* _WHAT IS EXPECTED_: Leave the pictures out. Retype exactly the lines below from the one containing "Output the LaTeX" through the one containing "(0,0) rectangle (1140,793);", and no others.

* _PROVIDED ENTRIES_:

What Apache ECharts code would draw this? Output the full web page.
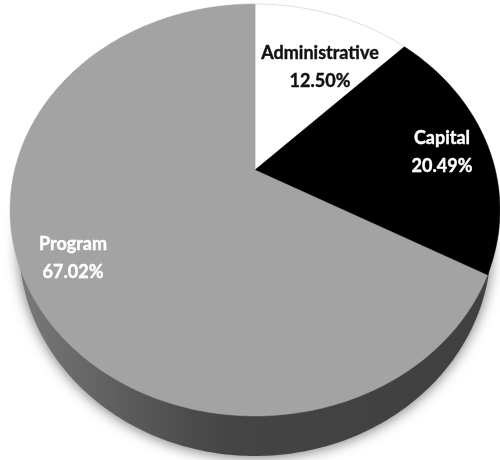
==
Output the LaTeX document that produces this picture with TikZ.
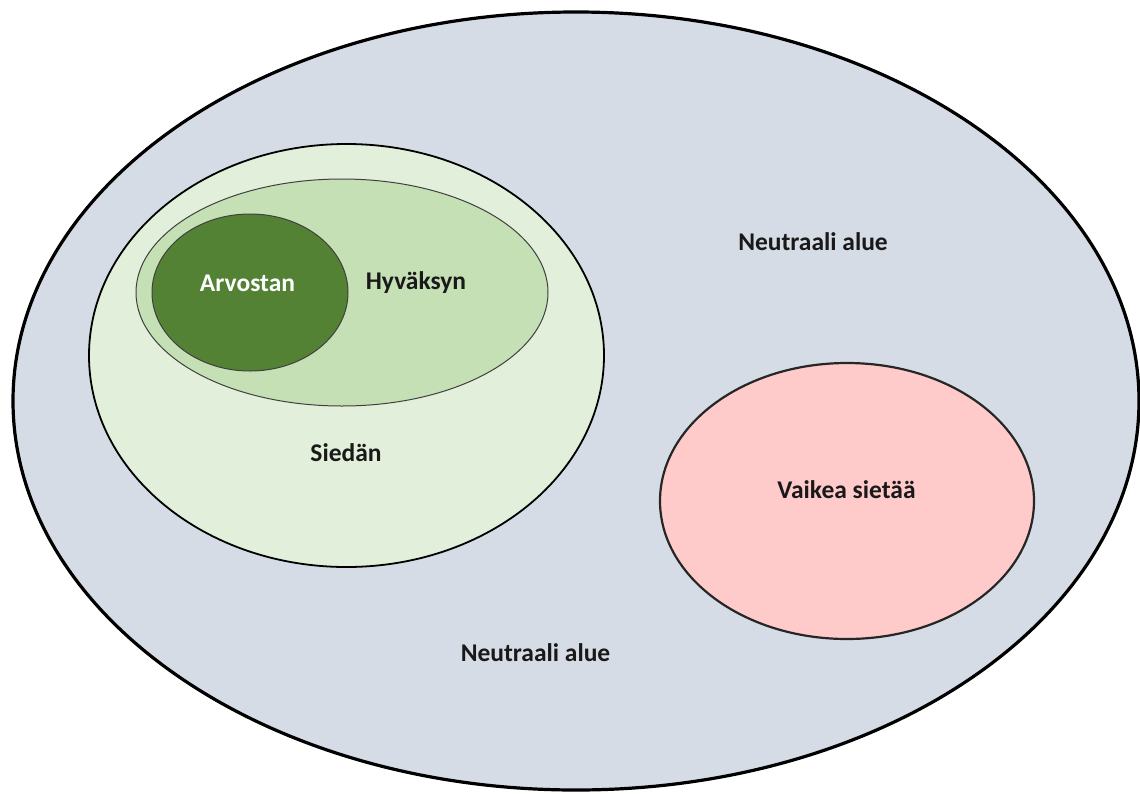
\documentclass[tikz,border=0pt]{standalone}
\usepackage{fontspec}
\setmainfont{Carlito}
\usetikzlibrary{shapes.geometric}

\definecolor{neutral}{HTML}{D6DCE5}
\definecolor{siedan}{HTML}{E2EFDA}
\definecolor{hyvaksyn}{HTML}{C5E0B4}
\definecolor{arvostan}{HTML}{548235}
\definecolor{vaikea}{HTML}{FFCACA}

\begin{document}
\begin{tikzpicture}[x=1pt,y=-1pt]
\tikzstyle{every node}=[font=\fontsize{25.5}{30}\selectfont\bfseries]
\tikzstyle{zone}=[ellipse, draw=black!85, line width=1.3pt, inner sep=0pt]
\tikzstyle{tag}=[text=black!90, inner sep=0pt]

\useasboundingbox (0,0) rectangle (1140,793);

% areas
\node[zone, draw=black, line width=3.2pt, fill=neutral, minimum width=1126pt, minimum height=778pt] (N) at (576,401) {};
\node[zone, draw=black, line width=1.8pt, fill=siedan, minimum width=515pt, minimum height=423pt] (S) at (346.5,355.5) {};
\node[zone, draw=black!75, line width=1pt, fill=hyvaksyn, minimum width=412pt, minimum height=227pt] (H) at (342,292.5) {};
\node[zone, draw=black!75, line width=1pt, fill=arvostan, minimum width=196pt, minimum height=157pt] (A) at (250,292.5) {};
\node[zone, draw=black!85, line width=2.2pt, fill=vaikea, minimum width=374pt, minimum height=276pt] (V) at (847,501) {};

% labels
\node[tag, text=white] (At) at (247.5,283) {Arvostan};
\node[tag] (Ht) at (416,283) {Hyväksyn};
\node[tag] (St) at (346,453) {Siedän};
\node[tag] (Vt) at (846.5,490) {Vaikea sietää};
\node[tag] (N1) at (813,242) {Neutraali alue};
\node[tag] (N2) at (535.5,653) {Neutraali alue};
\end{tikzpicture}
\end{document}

* _ANSWER TO THIS PROBLEM_:
Output the LaTeX document that produces this picture with TikZ.
\documentclass[tikz,border=0pt]{standalone}
\usepackage{fontspec}
\setmainfont{Carlito}
\usetikzlibrary{shapes.geometric}

\definecolor{neutral}{HTML}{D6DCE5}
\definecolor{siedan}{HTML}{E2EFDA}
\definecolor{hyvaksyn}{HTML}{C5E0B4}
\definecolor{arvostan}{HTML}{548235}
\definecolor{vaikea}{HTML}{FFCACA}

\begin{document}
\begin{tikzpicture}[x=1pt,y=-1pt]
\tikzstyle{every node}=[font=\fontsize{25.5}{30}\selectfont\bfseries]
\tikzstyle{zone}=[ellipse, draw=black!85, line width=1.3pt, inner sep=0pt]
\tikzstyle{tag}=[text=black!90, inner sep=0pt]

\useasboundingbox (0,0) rectangle (1140,793);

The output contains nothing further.